CHRISTMAS WITH MPI WOMEN

Christmas with MPI women

(Interview with Rose Busingye (Director MPI) with Lumanyika Bright)

Before this New Year of 2016, I heard about the Christmas Celebration that the women of MPI had at Luigi Giussani High school. What roused in me was the desire to know really what had happened on that day; I couldn’t hide from that fact that had happened, it was such a disturbance that left me yearning to go deeper.  It was for me too that moment and what dominated was nothing but the desire to relive those memories with someone who had witnessed that feast. So I asked Rose (MPI Director) to share with me about the Christmas with the women.

What was for you Christmas with the women?

When we talk about the women, people begin to look at what they do, their mistakes, we really don’t look where they are looking and we don’t see what they have found that is beyond the mistakes they do.

The preparation was on that morning of 24th, on 25th it was ready.

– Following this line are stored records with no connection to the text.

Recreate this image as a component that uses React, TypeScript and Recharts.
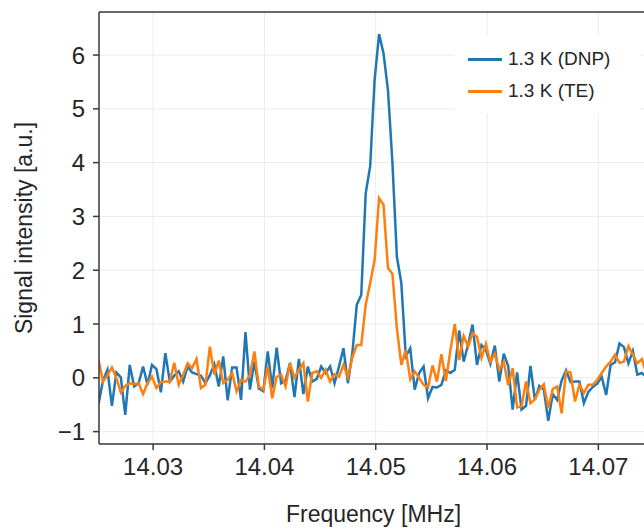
import { LineChart, Line, XAxis, YAxis, CartesianGrid, ReferenceLine } from 'recharts';

// sampling frequencies [MHz]
const freq = [
  14.0251, 14.0255, 14.0259, 14.0263, 14.0267, 14.0271, 14.0275, 14.0279, 14.0283, 14.0287,
  14.0291, 14.0295, 14.0299, 14.0303, 14.0307, 14.0311, 14.0315, 14.0319, 14.0323, 14.0327,
  14.0331, 14.0335, 14.0339, 14.0343, 14.0347, 14.0351, 14.0355, 14.0359, 14.0363, 14.0367,
  14.0371, 14.0375, 14.0379, 14.0383, 14.0387, 14.0391, 14.0395, 14.0399, 14.0403, 14.0407,
  14.0411, 14.0415, 14.0419, 14.0423, 14.0427, 14.0431, 14.0435, 14.0439, 14.0443, 14.0447,
  14.0451, 14.0455, 14.0459, 14.0463, 14.0467, 14.0471, 14.0475, 14.0479, 14.0483, 14.0487,
  14.0491, 14.0495, 14.0499, 14.0503, 14.0507, 14.0511, 14.0515, 14.0519, 14.0523, 14.0527,
  14.0531, 14.0535, 14.0539, 14.0543, 14.0547, 14.0551, 14.0555, 14.0559, 14.0563, 14.0567,
  14.0571, 14.0575, 14.0579, 14.0583, 14.0587, 14.0591, 14.0595, 14.0599, 14.0603, 14.0607,
  14.0611, 14.0615, 14.0619, 14.0623, 14.0627, 14.0631, 14.0635, 14.0639, 14.0643, 14.0647,
  14.0651, 14.0655, 14.0659, 14.0663, 14.0667, 14.0671, 14.0675, 14.0679, 14.0683, 14.0687,
  14.0691, 14.0695, 14.0699, 14.0703, 14.0707, 14.0711, 14.0715, 14.0719, 14.0723, 14.0727,
  14.0731, 14.0735, 14.0739, 14.0743,
];

// 1.3 K (DNP)
const dnp = [
  -0.48, -0.05, 0.15, -0.52, 0.1, 0.01, -0.69, 0.24, -0.16, -0.1,
  0.21, -0.13, 0.24, 0.16, -0.27, 0.46, -0.07, 0.04, 0.12, -0.07,
  0.21, 0.1, 0.07, 0.04, -0.1, 0.05, 0.25, -0.16, 0.4, -0.42,
  0.19, 0.19, -0.41, 0.85, -0.22, 0.3, -0.2, -0.25, 0.49, -0.19,
  0.56, -0.1, -0.05, 0.28, -0.36, 0.35, -0.3, 0.21, -0.07, -0.02,
  0.21, 0.09, 0.21, -0.1, 0.21, 0.55, -0.1, 0.46, 1.36, 1.54,
  3.43, 3.93, 5.54, 6.39, 6.03, 5.35, 4.0, 2.25, 1.76, 0.4,
  0.55, -0.22, 0.09, 0.21, -0.38, -0.17, -0.18, -0.13, 0.14, 0.09,
  0.15, 0.88, 0.3, 0.62, 0.99, 0.24, 0.61, 0.52, 0.26, 0.6,
  -0.07, 0.45, 0.22, -0.59, 0.1, -0.59, -0.52, 0.22, -0.41, -0.15,
  -0.22, -0.8, -0.3, -0.41, -0.05, 0.14, -0.08, -0.07, -0.07, -0.47,
  -0.26, -0.17, -0.11, 0.02, -0.32, 0.24, 0.29, 0.64, 0.57, 0.27,
  0.5, 0.06, 0.09, 0.02,
];

// 1.3 K (TE)
const te = [
  0.33, -0.07, 0.05, 0.19, 0.0, -0.27, -0.15, -0.1, -0.12, -0.1,
  -0.3, -0.1, 0.02, -0.19, -0.08, -0.07, -0.07, 0.28, -0.13, 0.05,
  0.27, 0.18, 0.35, -0.19, -0.13, 0.58, 0.06, 0.32, -0.1, -0.04,
  0.09, -0.25, -0.04, -0.07, 0.05, 0.49, -0.16, -0.22, 0.21, -0.38,
  0.02, 0.06, -0.16, 0.27, 0.0, 0.15, 0.27, -0.44, 0.09, 0.12,
  0.0, 0.15, -0.07, 0.07, 0.02, 0.24, 0.01, 0.38, 0.61, 0.61,
  1.36, 1.76, 2.19, 3.34, 3.22, 2.04, 1.93, 0.92, 0.24, 0.52,
  -0.03, 0.12, 0.0, -0.13, -0.18, 0.23, -0.07, 0.44, -0.06, 0.5,
  1.0, 0.33, 0.78, 0.58, 0.83, 0.76, 0.37, 0.63, 0.3, 0.45,
  0.15, 0.3, -0.14, 0.18, -0.55, -0.53, -0.07, -0.47, -0.4, -0.22,
  -0.12, -0.56, -0.21, -0.16, -0.66, 0.12, 0.1, -0.44, -0.13, -0.28,
  -0.13, -0.13, -0.04, 0.09, 0.21, 0.3, 0.43, 0.28, 0.3, 0.59,
  0.43, 0.27, 0.35, 0.1,
];

const xTicks = [14.03, 14.04, 14.05, 14.06, 14.07];
const yTicks = [-1, 0, 1, 2, 3, 4, 5, 6];

const data = freq.map((f, i) => ({ f, dnp: dnp[i], te: te[i] }));

const FONT = "'Liberation Sans', Arial, Helvetica, sans-serif";
const BLUE = '#1f77b4';
const ORANGE = '#ff7f0e';
const AXIS = '#3a3a3a';
const TEXT = '#262626';

const series = [
  { key: 'dnp', name: '1.3 K (DNP)', color: BLUE },
  { key: 'te', name: '1.3 K (TE)', color: ORANGE },
];

const YTitle = ({ viewBox }: any) => {
  const cy = viewBox.y + viewBox.height / 2;
  return (
    <text x={24} y={cy} transform={`rotate(-90, 24, ${cy})`} textAnchor="middle" dominantBaseline="central"
      fill={TEXT} fontSize={23} fontFamily={FONT}>
      Signal intensity [a.u.]
    </text>
  );
};

const XTitle = ({ viewBox }: any) => (
  <text x={viewBox.x + viewBox.width / 2} y={514} textAnchor="middle" dominantBaseline="central"
    fill={TEXT} fontSize={23} fontFamily={FONT}>
    Frequency [MHz]
  </text>
);

export default function App() {
  return (
    <div style={{ position: 'absolute', left: 0, top: 0, width: 644, height: 529, overflow: 'hidden', background: '#fff' }}>
      <LineChart width={648} height={529} data={data} margin={{ top: 12, right: 0, bottom: 0, left: 0 }}>
        <CartesianGrid stroke="#ebebeb" strokeWidth={1} />
        <XAxis
          dataKey="f"
          type="number"
          domain={[14.02514, 14.07446]}
          allowDataOverflow
          ticks={xTicks}
          tickFormatter={(v: number) => v.toFixed(2)}
          height={85}
          stroke={AXIS}
          strokeWidth={1.5}
          tickSize={6}
          tickMargin={8}
          tick={{ fill: TEXT, fontSize: 24, fontFamily: FONT }}
          label={<XTitle />}
        />
        <YAxis
          type="number"
          domain={[-1.23, 6.8]}
          allowDataOverflow
          ticks={yTicks}
          tickFormatter={(v: number) => (v < 0 ? '\u2212' + Math.abs(v) : String(v))}
          width={99}
          stroke={AXIS}
          strokeWidth={1.5}
          tickSize={6}
          tickMargin={8}
          tick={{ fill: TEXT, fontSize: 24, fontFamily: FONT }}
          label={<YTitle />}
        />
        <ReferenceLine y={6.8} stroke={AXIS} strokeWidth={1.5} />
        {series.map((s) => (
          <Line key={s.key} type="linear" dataKey={s.key} name={s.name} stroke={s.color} strokeWidth={2.5}
            dot={false} isAnimationActive={false} />
        ))}
      </LineChart>
      <div style={{ position: 'absolute', top: 36, left: 455, width: 185, background: '#fff', padding: '7px 0 7px 13px', boxSizing: 'border-box', fontFamily: FONT }}>
        {series.map((s) => (
          <div key={s.key} style={{ display: 'flex', alignItems: 'center', height: 32 }}>
            <div style={{ width: 34, height: 3, background: s.color, marginRight: 6 }} />
            <span style={{ color: TEXT, fontSize: 19 }}>{s.name}</span>
          </div>
        ))}
      </div>
    </div>
  );
}
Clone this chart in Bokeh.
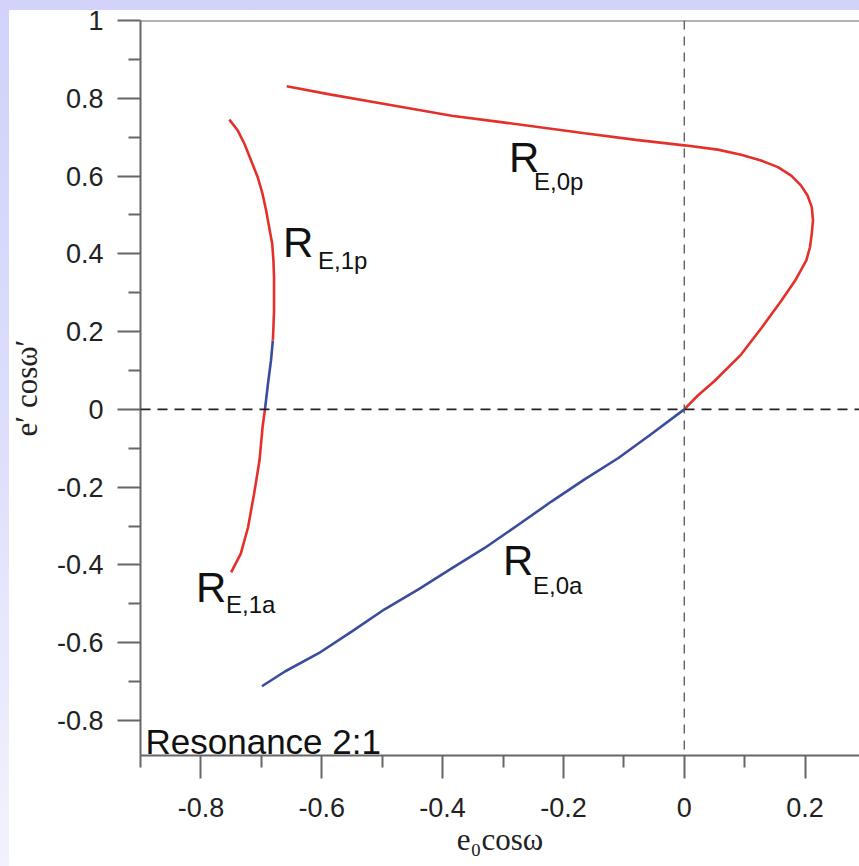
from bokeh.plotting import figure
from bokeh.models import FixedTicker, Span, ColumnDataSource
from bokeh.core.properties import value
from bokeh.embed import file_html
from bokeh.resources import INLINE

# ---- data ----
re0p_x = [-0.658, -0.587, -0.484, -0.385, -0.30, -0.165, -0.08, 0.0, 0.0555, 0.094,
          0.127, 0.155, 0.177, 0.193, 0.204, 0.211, 0.213, 0.211, 0.208, 0.202,
          0.183, 0.160, 0.128, 0.094, 0.05, 0.022, 0.0]
re0p_y = [0.831, 0.81, 0.782, 0.755, 0.738, 0.71, 0.693, 0.679, 0.668, 0.655,
          0.640, 0.623, 0.601, 0.576, 0.550, 0.520, 0.486, 0.452, 0.417, 0.383,
          0.33, 0.278, 0.21, 0.141, 0.073, 0.035, 0.0]

re0a_x = [0.0, -0.055, -0.109, -0.165, -0.22, -0.274, -0.331, -0.385, -0.44,
          -0.496, -0.55, -0.605, -0.661, -0.699]
re0a_y = [0.0, -0.064, -0.125, -0.18, -0.237, -0.296, -0.357, -0.409, -0.463,
          -0.514, -0.571, -0.627, -0.674, -0.712]

re1p_x = [-0.753, -0.739, -0.728, -0.717, -0.706, -0.698, -0.692, -0.687, -0.682,
          -0.680, -0.679, -0.679, -0.679, -0.680, -0.681]
re1p_y = [0.745, 0.717, 0.683, 0.640, 0.597, 0.554, 0.511, 0.468, 0.426,
          0.383, 0.340, 0.297, 0.254, 0.211, 0.177]

re1s_x = [-0.681, -0.684, -0.689, -0.694]
re1s_y = [0.177, 0.126, 0.066, 0.0]

re1a_x = [-0.694, -0.698, -0.703, -0.712, -0.722, -0.734, -0.750]
re1a_y = [0.0, -0.046, -0.131, -0.217, -0.303, -0.371, -0.419]

x_major = [-0.8, -0.6, -0.4, -0.2, 0.0, 0.2]
x_labels = ["-0.8", "-0.6", "-0.4", "-0.2", "0", "0.2"]
x_minor = [-0.9, -0.7, -0.5, -0.3, -0.1, 0.1]
y_major = [-0.8, -0.6, -0.4, -0.2, 0.0, 0.2, 0.4, 0.6, 0.8, 1.0]
y_labels = ["-0.8", "-0.6", "-0.4", "-0.2", "0", "0.2", "0.4", "0.6", "0.8", "1"]
y_minor = [-0.9, -0.7, -0.5, -0.3, -0.1, 0.1, 0.3, 0.5, 0.7, 0.9]

lbl_main = ["R", "R", "R", "R"]
lbl_sub = ["E,0p", "E,1p", "E,1a", "E,0a"]
lbl_x = [-0.290, -0.664, -0.808, -0.300]
lbl_y = [0.648, 0.429, -0.458, -0.389]
lbl_dx = [25, 35, 30, 30]
lbl_dy = [24, 18, 17, 25]

note_text = ["Resonance 2:1"]
note_x = [-0.9]
note_y = [-0.853]

RED = "#E5302A"
BLUE = "#3A4C9C"
AXC = "#666666"

p = figure(width=859, height=866, x_range=(-0.9, 0.290), y_range=(-0.89, 1.0),
           output_backend="svg", toolbar_location=None,
           min_border_left=140, min_border_right=0, min_border_top=20,
           min_border_bottom=111)
p.outline_line_color = None
p.grid.visible = False
p.background_fill_color = "white"
p.border_fill_color = None
p.styles = {
    "background": "linear-gradient(#ffffff, #ffffff) 9px 10px / calc(100% - 9px) "
                  "calc(100% - 10px) no-repeat, "
                  "linear-gradient(to bottom, #D2D2FB, #DCDCFC 45%, #F2F2FE)"
}

# reference lines
p.add_layout(Span(location=0, dimension="width", line_color="#222222",
                  line_width=1.8, line_dash="10 7"))
p.add_layout(Span(location=0, dimension="height", line_color="#555555",
                  line_width=1.3, line_dash="9 7"))
p.add_layout(Span(location=1.0, dimension="width", line_color=AXC, line_width=2))

# curves
p.line(re0p_x, re0p_y, line_color=RED, line_width=2.6)
p.line(re0a_x, re0a_y, line_color=BLUE, line_width=2.6)
p.line(re1p_x, re1p_y, line_color=RED, line_width=2.6)
p.line(re1s_x, re1s_y, line_color=BLUE, line_width=2.6)
p.line(re1a_x, re1a_y, line_color=RED, line_width=2.6)

# curve labels
src = ColumnDataSource(dict(x=lbl_x, y=lbl_y, t=lbl_main, s=lbl_sub,
                            dx=lbl_dx, dy=lbl_dy))
p.text(x="x", y="y", text="t", source=src, text_font=value("Liberation Sans"),
       text_font_size="42px", text_color="#111111", text_baseline="middle",
       text_align="left")
p.text(x="x", y="y", text="s", source=src, x_offset="dx", y_offset="dy",
       text_font=value("Liberation Sans"), text_font_size="24px",
       text_color="#111111", text_baseline="middle", text_align="left")

p.text(x=note_x, y=note_y, text=note_text, x_offset=5,
       text_font=value("Liberation Sans"), text_font_size="35px",
       text_color="#111111", text_baseline="middle", text_align="left")

# axes
for ax in (p.xaxis[0], p.yaxis[0]):
    ax.axis_line_color = AXC
    ax.axis_line_width = 2
    ax.major_tick_line_color = AXC
    ax.major_tick_line_width = 2
    ax.minor_tick_line_color = AXC
    ax.minor_tick_line_width = 2
    ax.major_tick_in = 0
    ax.major_tick_out = 23
    ax.minor_tick_in = 0
    ax.minor_tick_out = 12
    ax.major_label_text_font = "Liberation Sans"
    ax.major_label_text_font_size = "27px"
    ax.major_label_text_color = "#222222"
    ax.axis_label_text_font = "Liberation Serif"
    ax.axis_label_text_font_size = "31px"
    ax.axis_label_text_font_style = "normal"
    ax.axis_label_text_color = "#222222"

p.xaxis[0].ticker = FixedTicker(ticks=x_major, minor_ticks=x_minor)
p.yaxis[0].ticker = FixedTicker(ticks=y_major, minor_ticks=y_minor)
p.xaxis[0].major_label_overrides = dict(zip(x_major, x_labels))
p.yaxis[0].major_label_overrides = dict(zip(y_major, y_labels))
p.xaxis[0].major_label_standoff = 19
p.yaxis[0].major_label_standoff = 14
p.xaxis[0].axis_label = "e\u2080cos\u03c9"
p.yaxis[0].axis_label = "e\u2032 cos\u03c9\u2032"
p.xaxis[0].axis_label_standoff = 2
p.yaxis[0].axis_label_standoff = 10

open("out.html", "w").write(file_html(p, INLINE))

If you ask our people who are working they say, “me I don’t have this, I didn’t budget” but imagine that evening the women budgeted, they contributed money, went for shopping and on Christmas; it was ready. They bought two goats and one pig then each one was bringing potatoes, chicken, rice and others. You would see that, the most important thing was not the preparation but something that was happening; that something that was connected with their lives. Maybe with friends we bargain, we buy this, we don’t buy this, and you would really understand that it’s something beyond friendship.  People who tell their children and husbands that “you remain home, I am going to celebrate with my friends” this is a wife telling a husband.

You can see that when one discovers a value; everything rotates there, everything serves what the person is, the value the person is, the problem is when we start the other way round, we start with money and forget ourselves. We think that the most important thing is money more than our lives and then we hang up there and we are not moved at all. Christmas is just a day like any other day, but for them what I saw that day was something beyond life. We stayed there up to 7 pm in the evening, and we ate while dancing because it became like Christmas is celebrating ourselves and what came is for me, is me. It’s not to have a new dress but to have myself. It’s to celebrate life that is what I witnessed.

I kept gazing at her while she was telling me all this, I felt as if nothing mattered any more than the desire to stay and look where those women were looking and to have what they found.